En este punto, no es casualidad que el presidente del Gobierno haya corrido a culpar al PP de su fiasco con Bildu, como si Casado le hubiera obligado, pistola en ristre, a firmar un pacto impresentable. ¿Dónde quedaron las propias líneas rojas? O que Iglesias busque siempre poner en el paredón de su discurso a empresarios ‘ricos' que no quieren contribuir al bien común pagando más impuestos. “Están deseando hacerlo”, llega a decir con un cinismo desbordante. E incluso asegura que su plan supondría 11.000 millones de euros más de recaudación sin presentar papel alguno o informe técnico que lo demuestre. Desde la demonización de unas élites, estigmatizadas como tales, se justifica el relato, por demagógico o falaz que sea. “Los votantes de Trump podrían haberle visto como cercano y sincero, pero no lo hicieron. También podrían justificar sus mentiras insistiendo en que no lo eran. En vez de eso, le justificaron como una forma de protesta simbólica, viéndole cada vez más como alguien auténtico (…) Pensaron que el sistema político estaba amenazando su categoría social injustamente, o que el ‘establishment’ estaba sirviéndose a sí mismo o que favorecía otras clases sociales advenedizas”, expone el citado estudio. Lo que entronca con la grave crisis institucional y sistémica que se esconde tras los mensajes del tándem gobernante en España y su justificación por parte de la sociedad. Véase, el triunfo del 15-M.

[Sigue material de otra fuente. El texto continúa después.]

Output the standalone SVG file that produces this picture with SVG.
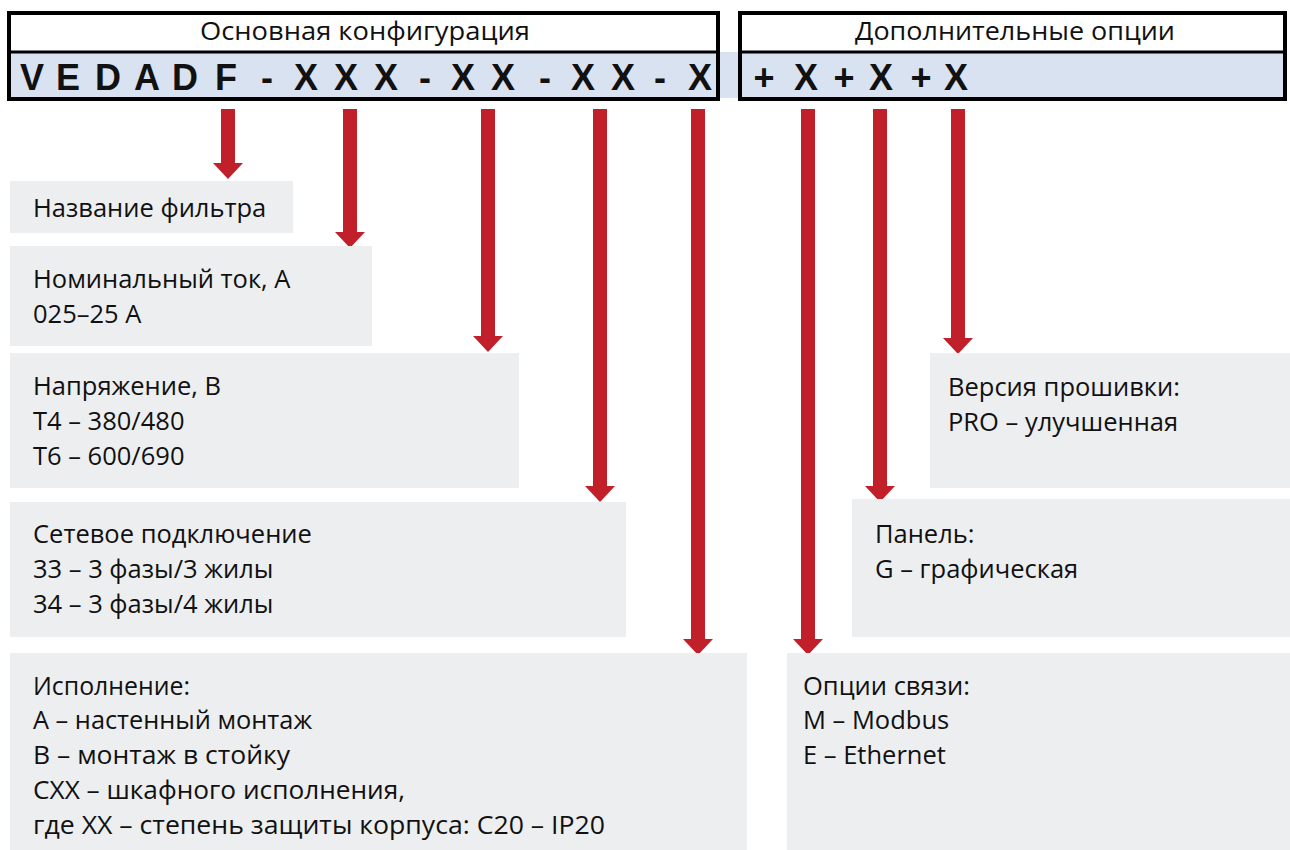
<svg xmlns="http://www.w3.org/2000/svg" width="1290" height="850" viewBox="0 0 1290 850">
<defs>
<style>
.box{fill:#EDEEF0}
.t{font-family:"Open Sans","Noto Sans","Liberation Sans",sans-serif;font-size:25.5px;fill:#111}
.h{font-family:"Open Sans","Noto Sans","Liberation Sans",sans-serif;font-size:25px;fill:#111;text-anchor:middle}
.code{font-family:"Liberation Sans","Open Sans",sans-serif;font-weight:bold;font-size:36px;fill:#111;text-anchor:middle}
.frame{fill:none;stroke:#000;stroke-width:4}
.arr{fill:#C1202A}
</style>
</defs>
<rect x="0" y="0" width="1290" height="850" fill="#fff"/>
<g id="header">
<rect x="9" y="52" width="1276" height="46" fill="#D9E2F0"/>
<rect class="frame" x="9" y="13" width="709" height="86"/>
<line x1="9" y1="52" x2="718" y2="52" stroke="#000" stroke-width="3"/>
<rect class="frame" x="740" y="13" width="545" height="86"/>
<line x1="740" y1="52" x2="1285" y2="52" stroke="#000" stroke-width="3"/>
<text class="h" x="365" y="40" textLength="330" lengthAdjust="spacingAndGlyphs">Основная конфигурация</text>
<text class="h" x="1015" y="40" textLength="320" lengthAdjust="spacingAndGlyphs">Дополнительные опции</text>
<text class="code" x="32 68 108 147 185 226 267 306 346 386 425 463 503 545 583 623 660 700" y="90">VEDADF-XXX-XX-XX-X</text>
<text class="code" x="764 806 844 881 921 956" y="90">+X+X+X</text>
</g>
<g id="connectors">
<path class="arr" d="M221 109h14v54h8l-15 16l-15-16h8z"/>
<path class="arr" d="M343 109h14v123h8l-15 16l-15-16h8z"/>
<path class="arr" d="M481 109h14v227h8l-15 16l-15-16h8z"/>
<path class="arr" d="M593 109h14v377h8l-15 16l-15-16h8z"/>
<path class="arr" d="M691 109h14v530h8l-15 16l-15-16h8z"/>
<path class="arr" d="M801 109h14v530h8l-15 16l-15-16h8z"/>
<path class="arr" d="M873 109h14v377h8l-15 16l-15-16h8z"/>
<path class="arr" d="M951 109h14v229h8l-15 16l-15-16h8z"/>
</g>
<g id="node-name">
<rect class="box" x="10" y="181" width="283" height="52"/>
<text class="t" x="33" y="217">Название фильтра</text>
</g>
<g id="node-current">
<rect class="box" x="10" y="246" width="362" height="100"/>
<text class="t" x="33" y="288">Номинальный ток, А</text>
<text class="t" x="33" y="323">025–25 A</text>
</g>
<g id="node-voltage">
<rect class="box" x="10" y="353" width="509" height="135"/>
<text class="t" x="33" y="395">Напряжение, В</text>
<text class="t" x="33" y="430">T4 – 380/480</text>
<text class="t" x="33" y="465">T6 – 600/690</text>
</g>
<g id="node-network">
<rect class="box" x="10" y="502" width="616" height="135"/>
<text class="t" x="33" y="543">Сетевое подключение</text>
<text class="t" x="33" y="578">33 – 3 фазы/3 жилы</text>
<text class="t" x="33" y="613">34 – 3 фазы/4 жилы</text>
</g>
<g id="node-design">
<rect class="box" x="10" y="653" width="737" height="197"/>
<text class="t" x="33" y="695" textLength="157" lengthAdjust="spacingAndGlyphs">Исполнение:</text>
<text class="t" x="33" y="729" textLength="279" lengthAdjust="spacingAndGlyphs">A – настенный монтаж</text>
<text class="t" x="33" y="764" textLength="257" lengthAdjust="spacingAndGlyphs">B – монтаж в стойку</text>
<text class="t" x="33" y="799" textLength="372" lengthAdjust="spacingAndGlyphs">CXX – шкафного исполнения,</text>
<text class="t" x="33" y="834" textLength="572" lengthAdjust="spacingAndGlyphs">где XX – степень защиты корпуса: C20 – IP20</text>
</g>
<g id="node-comm">
<rect class="box" x="787" y="653" width="503" height="197"/>
<text class="t" x="803" y="695">Опции связи:</text>
<text class="t" x="803" y="729">M – Modbus</text>
<text class="t" x="803" y="764">E – Ethernet</text>
</g>
<g id="node-panel">
<rect class="box" x="852" y="499" width="438" height="138"/>
<text class="t" x="875" y="543">Панель:</text>
<text class="t" x="875" y="578">G – графическая</text>
</g>
<g id="node-firmware">
<rect class="box" x="930" y="353" width="360" height="135"/>
<text class="t" x="948" y="396">Версия прошивки:</text>
<text class="t" x="948" y="431">PRO – улучшенная</text>
</g>
</svg>
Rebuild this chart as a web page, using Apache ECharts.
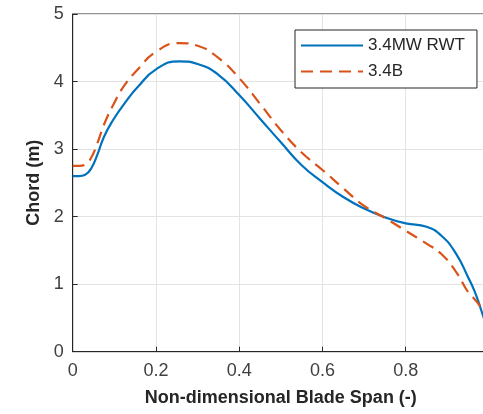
<!DOCTYPE html>
<html><head><meta charset="utf-8">
<script src="https://cdn.jsdelivr.net/npm/echarts@6/dist/echarts.min.js"></script>
<style>html,body{margin:0;padding:0;background:#fff;overflow:hidden}#c{width:492px;height:414px}</style>
</head><body><div id="c"></div>
<script>
const span = [0, 0.015, 0.03, 0.045, 0.06, 0.075, 0.097, 0.125, 0.155, 0.2, 0.256, 0.3, 0.35, 0.4, 0.45, 0.5, 0.55, 0.6, 0.65, 0.7, 0.75, 0.8, 0.85, 0.885, 0.92, 0.95, 0.965, 0.98, 1.0];
const chordRWT = [2.60, 2.60, 2.62, 2.72, 2.93, 3.18, 3.43, 3.68, 3.91, 4.18, 4.30, 4.26, 4.10, 3.80, 3.45, 3.10, 2.76, 2.51, 2.29, 2.12, 1.99, 1.90, 1.85, 1.72, 1.46, 1.10, 0.90, 0.64, 0.25];
const chord34B = [2.75, 2.75, 2.77, 2.88, 3.10, 3.36, 3.65, 3.95, 4.17, 4.44, 4.57, 4.53, 4.35, 4.05, 3.67, 3.28, 2.95, 2.69, 2.42, 2.16, 1.98, 1.79, 1.60, 1.45, 1.19, 0.88, 0.78, 0.66, 0.45];
const seriesNames = ['3.4MW RWT', '3.4B'];
const xTicks = [0, 0.2, 0.4, 0.6, 0.8, 1];
const yTicks = [0, 1, 2, 3, 4, 5];

const pairs = arr => span.map((x, i) => [x, arr[i]]);
const chart = echarts.init(document.getElementById('c'));
const axisCol = '#262626';
const font = 'Arial, "Liberation Sans", sans-serif';
chart.setOption({
  animation: false,
  grid: { left: 72.7, top: 14, right: 0.8, bottom: 62.3, show: true, borderColor: axisCol, borderWidth: 1, backgroundColor: 'transparent' },
  legend: {
    orient: 'vertical', left: 295, top: 30,
    data: seriesNames,
    backgroundColor: '#fff', borderColor: axisCol, borderWidth: 1, borderRadius: 0,
    padding: [7, 12, 8, 5], itemGap: 9, itemWidth: 62, itemHeight: 14,
    itemStyle: { opacity: 0 },
    textStyle: { fontFamily: font, fontSize: 17, color: axisCol }
  },
  xAxis: {
    type: 'value', min: xTicks[0], max: xTicks[xTicks.length - 1], interval: 0.2,
    name: 'Non-dimensional Blade Span (-)', nameLocation: 'middle', nameGap: 37,
    nameTextStyle: { fontFamily: font, fontSize: 18, fontWeight: 'bold', color: axisCol },
    axisLine: { show: true, lineStyle: { color: axisCol, width: 1 } },
    axisTick: { show: true, inside: true, length: 5, lineStyle: { color: axisCol } },
    axisLabel: { fontFamily: font, fontSize: 18, color: '#404040', margin: 10, formatter: v => (Math.abs(v - 1) < 1e-9 ? '' : String(+v.toFixed(1))) },
    splitLine: { show: true, lineStyle: { color: '#e3e3e3', width: 1 } }
  },
  yAxis: {
    type: 'value', min: yTicks[0], max: yTicks[yTicks.length - 1], interval: 1,
    name: 'Chord (m)', nameLocation: 'middle', nameGap: 30,
    nameTextStyle: { fontFamily: font, fontSize: 18, fontWeight: 'bold', color: axisCol },
    axisLine: { show: true, lineStyle: { color: axisCol, width: 1 } },
    axisTick: { show: true, inside: true, length: 5, lineStyle: { color: axisCol } },
    axisLabel: { fontFamily: font, fontSize: 18, color: '#404040', margin: 9 },
    splitLine: { show: true, lineStyle: { color: '#e3e3e3', width: 1 } }
  },
  series: [
    { name: seriesNames[0], type: 'line', data: pairs(chordRWT), smooth: 0.5, symbol: 'none', color: '#0072BD', lineStyle: { width: 2.2, color: '#0072BD' } },
    { name: seriesNames[1], type: 'line', data: pairs(chord34B), smooth: 0.5, symbol: 'none', color: '#D95319', lineStyle: { width: 2.2, color: '#D95319', type: [12, 7] } }
  ]
});
</script></body></html>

Dos tristezas se acumulan estos días. La primera, la rapidez con la que Sánchez&Co. han desviado la atención sobre la emergencia sanitaria -y de paso sobre su nefasto quehacer para prevenirla- con el fin de llevar el debate al fango político, donde tan bien han demostrado moverse tanto el presidente del Gobierno como sus socios de gabinete. No es ocioso recordar en este punto que la epidemia no está ni mucho menos controlada, que mueren decenas de personas al día y que los contagiados todavía se cuentan a cientos. Tampoco que existen posibilidades de un rebrote, como las imágenes de inconscientes llenando las playas de ciudades tan golpeadas como Barcelona parecen avalar. Dicho lo cual, la principal pena es que los Fernando Simón, esos técnicos para los que no vale la ‘interpretación’ o la demagogia, esos profesionales sobrados que tantas veces estuvieron a la altura -véase la crisis del Ébola-, se hayan contagiado del ‘virus Sánchez’ y se hayan infectado por la baja política. Ellos han sido cómplices de dinamitar sin compasión las series históricas de infectados por coronavirus, de adaptar el mensaje sobre las mascarillas al sol que más calentaba, de silenciar el nombre de los expertos que deciden los cambios de fase o de avenirse a no hacer públicos los informes que sustentaban esas decisiones. Medias verdades, las peores mentiras. Nuestro día a día.